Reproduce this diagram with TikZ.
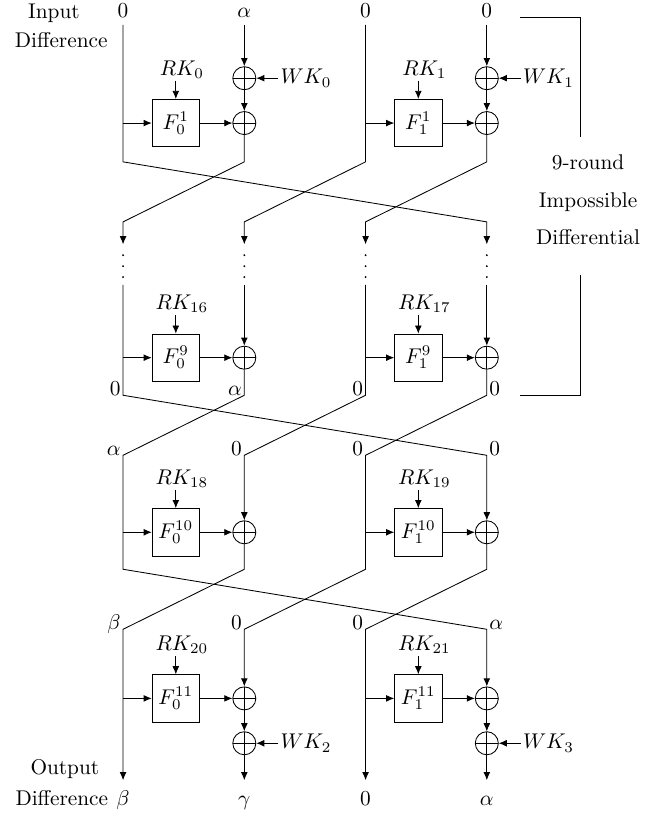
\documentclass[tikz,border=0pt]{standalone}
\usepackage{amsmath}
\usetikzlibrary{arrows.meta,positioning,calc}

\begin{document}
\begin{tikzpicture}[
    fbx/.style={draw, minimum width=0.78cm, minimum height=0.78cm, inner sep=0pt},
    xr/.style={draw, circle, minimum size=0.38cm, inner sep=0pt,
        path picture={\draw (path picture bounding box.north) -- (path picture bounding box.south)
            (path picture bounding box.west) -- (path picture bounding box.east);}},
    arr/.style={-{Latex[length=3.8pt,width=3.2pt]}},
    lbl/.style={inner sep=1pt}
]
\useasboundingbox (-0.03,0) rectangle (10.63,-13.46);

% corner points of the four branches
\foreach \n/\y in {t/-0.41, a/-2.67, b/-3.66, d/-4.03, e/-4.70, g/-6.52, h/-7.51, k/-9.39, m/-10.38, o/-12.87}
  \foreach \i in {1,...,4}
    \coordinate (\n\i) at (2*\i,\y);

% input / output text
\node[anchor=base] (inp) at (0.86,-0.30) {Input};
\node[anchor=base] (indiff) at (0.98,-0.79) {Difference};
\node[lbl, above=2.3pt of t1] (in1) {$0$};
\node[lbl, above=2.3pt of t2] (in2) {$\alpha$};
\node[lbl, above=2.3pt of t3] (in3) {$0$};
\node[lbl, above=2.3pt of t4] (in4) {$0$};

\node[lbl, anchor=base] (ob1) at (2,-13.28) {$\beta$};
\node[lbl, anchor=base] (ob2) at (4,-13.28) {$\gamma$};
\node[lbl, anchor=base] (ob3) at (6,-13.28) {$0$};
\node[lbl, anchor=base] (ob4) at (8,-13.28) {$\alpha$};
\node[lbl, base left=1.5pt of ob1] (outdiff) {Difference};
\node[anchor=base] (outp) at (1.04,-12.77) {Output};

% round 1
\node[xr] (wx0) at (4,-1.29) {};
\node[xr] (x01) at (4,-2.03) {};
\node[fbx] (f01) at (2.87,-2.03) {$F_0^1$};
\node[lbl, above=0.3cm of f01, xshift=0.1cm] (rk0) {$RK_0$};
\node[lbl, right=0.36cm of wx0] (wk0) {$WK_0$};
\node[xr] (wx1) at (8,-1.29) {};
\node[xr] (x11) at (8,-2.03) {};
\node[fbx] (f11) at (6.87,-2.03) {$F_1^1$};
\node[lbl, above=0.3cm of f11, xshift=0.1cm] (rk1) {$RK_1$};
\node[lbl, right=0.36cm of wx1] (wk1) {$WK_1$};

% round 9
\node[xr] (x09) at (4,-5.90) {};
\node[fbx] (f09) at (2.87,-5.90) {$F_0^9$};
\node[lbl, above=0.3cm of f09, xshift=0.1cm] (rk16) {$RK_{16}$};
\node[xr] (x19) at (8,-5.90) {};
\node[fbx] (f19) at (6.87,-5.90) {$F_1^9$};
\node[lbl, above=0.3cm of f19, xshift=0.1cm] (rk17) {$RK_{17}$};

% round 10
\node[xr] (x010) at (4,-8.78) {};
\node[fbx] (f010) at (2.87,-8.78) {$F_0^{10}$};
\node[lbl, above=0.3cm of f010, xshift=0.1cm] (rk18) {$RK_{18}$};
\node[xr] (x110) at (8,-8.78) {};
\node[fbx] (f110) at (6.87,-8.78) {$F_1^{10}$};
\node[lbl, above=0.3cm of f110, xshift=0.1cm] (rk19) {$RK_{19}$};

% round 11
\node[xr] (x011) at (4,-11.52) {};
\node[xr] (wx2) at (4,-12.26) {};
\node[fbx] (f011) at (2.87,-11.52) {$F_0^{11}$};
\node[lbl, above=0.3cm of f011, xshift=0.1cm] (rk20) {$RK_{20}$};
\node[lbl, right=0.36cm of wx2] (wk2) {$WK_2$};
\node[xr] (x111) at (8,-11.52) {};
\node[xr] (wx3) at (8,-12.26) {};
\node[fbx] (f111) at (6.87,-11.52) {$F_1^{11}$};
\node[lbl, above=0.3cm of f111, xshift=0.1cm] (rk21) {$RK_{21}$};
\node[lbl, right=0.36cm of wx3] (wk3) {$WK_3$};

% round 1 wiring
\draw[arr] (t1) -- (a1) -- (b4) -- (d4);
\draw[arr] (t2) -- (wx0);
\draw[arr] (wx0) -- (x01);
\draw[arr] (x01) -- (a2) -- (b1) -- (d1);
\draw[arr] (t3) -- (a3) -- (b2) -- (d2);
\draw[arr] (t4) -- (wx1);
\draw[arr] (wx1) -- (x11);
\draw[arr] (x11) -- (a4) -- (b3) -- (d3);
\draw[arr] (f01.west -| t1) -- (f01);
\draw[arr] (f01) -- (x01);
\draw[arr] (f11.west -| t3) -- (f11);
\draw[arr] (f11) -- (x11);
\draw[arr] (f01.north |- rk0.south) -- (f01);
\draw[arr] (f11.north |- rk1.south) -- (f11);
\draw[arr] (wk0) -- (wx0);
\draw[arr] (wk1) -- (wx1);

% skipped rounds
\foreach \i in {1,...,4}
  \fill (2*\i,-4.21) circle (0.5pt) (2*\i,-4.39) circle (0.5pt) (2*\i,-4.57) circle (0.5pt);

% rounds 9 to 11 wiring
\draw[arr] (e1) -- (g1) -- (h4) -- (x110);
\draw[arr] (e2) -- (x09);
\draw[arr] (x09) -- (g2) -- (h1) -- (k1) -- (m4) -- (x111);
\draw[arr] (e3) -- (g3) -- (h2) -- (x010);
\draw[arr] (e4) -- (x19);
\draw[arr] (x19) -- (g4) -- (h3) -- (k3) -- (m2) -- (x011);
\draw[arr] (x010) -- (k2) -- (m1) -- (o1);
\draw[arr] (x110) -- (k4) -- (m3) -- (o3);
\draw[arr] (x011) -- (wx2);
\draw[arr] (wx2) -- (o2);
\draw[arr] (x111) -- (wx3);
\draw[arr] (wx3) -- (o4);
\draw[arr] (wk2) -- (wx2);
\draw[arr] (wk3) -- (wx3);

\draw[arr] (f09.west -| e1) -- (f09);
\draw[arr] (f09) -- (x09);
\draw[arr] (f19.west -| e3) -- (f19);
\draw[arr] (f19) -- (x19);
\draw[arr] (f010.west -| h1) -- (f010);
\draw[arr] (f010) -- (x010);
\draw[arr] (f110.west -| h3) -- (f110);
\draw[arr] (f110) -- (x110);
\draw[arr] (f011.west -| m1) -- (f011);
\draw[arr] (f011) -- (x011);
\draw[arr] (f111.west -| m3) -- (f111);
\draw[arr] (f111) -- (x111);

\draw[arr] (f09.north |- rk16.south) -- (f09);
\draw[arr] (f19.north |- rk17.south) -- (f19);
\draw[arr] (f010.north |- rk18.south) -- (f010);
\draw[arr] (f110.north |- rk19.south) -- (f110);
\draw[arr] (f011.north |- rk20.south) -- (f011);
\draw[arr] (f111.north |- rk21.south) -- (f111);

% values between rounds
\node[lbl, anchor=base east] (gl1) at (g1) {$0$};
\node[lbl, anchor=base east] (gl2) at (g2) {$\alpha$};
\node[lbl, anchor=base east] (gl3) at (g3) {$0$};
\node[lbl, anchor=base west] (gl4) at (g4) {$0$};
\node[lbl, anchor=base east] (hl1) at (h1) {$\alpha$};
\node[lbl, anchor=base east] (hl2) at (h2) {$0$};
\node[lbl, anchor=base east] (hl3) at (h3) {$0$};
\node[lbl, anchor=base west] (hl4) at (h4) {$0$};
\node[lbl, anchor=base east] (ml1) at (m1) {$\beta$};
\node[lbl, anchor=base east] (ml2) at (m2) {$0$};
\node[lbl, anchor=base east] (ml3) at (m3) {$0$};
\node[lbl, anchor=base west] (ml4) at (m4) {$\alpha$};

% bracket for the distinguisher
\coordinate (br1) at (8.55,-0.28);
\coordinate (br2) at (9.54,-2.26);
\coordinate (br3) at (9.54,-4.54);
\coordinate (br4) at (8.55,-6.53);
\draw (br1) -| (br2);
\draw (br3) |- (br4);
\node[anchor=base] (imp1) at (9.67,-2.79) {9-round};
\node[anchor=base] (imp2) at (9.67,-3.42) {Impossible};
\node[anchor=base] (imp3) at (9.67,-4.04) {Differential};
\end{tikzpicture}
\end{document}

Do this:
Repeat the listing above up to and including the line with "(\n\i) at (2*\i,\y);", starting from its first line. Drop any pictures.

The answer:
Reproduce this diagram with TikZ.
\documentclass[tikz,border=0pt]{standalone}
\usepackage{amsmath}
\usetikzlibrary{arrows.meta,positioning,calc}

\begin{document}
\begin{tikzpicture}[
    fbx/.style={draw, minimum width=0.78cm, minimum height=0.78cm, inner sep=0pt},
    xr/.style={draw, circle, minimum size=0.38cm, inner sep=0pt,
        path picture={\draw (path picture bounding box.north) -- (path picture bounding box.south)
            (path picture bounding box.west) -- (path picture bounding box.east);}},
    arr/.style={-{Latex[length=3.8pt,width=3.2pt]}},
    lbl/.style={inner sep=1pt}
]
\useasboundingbox (-0.03,0) rectangle (10.63,-13.46);

% corner points of the four branches
\foreach \n/\y in {t/-0.41, a/-2.67, b/-3.66, d/-4.03, e/-4.70, g/-6.52, h/-7.51, k/-9.39, m/-10.38, o/-12.87}
  \foreach \i in {1,...,4}
    \coordinate (\n\i) at (2*\i,\y);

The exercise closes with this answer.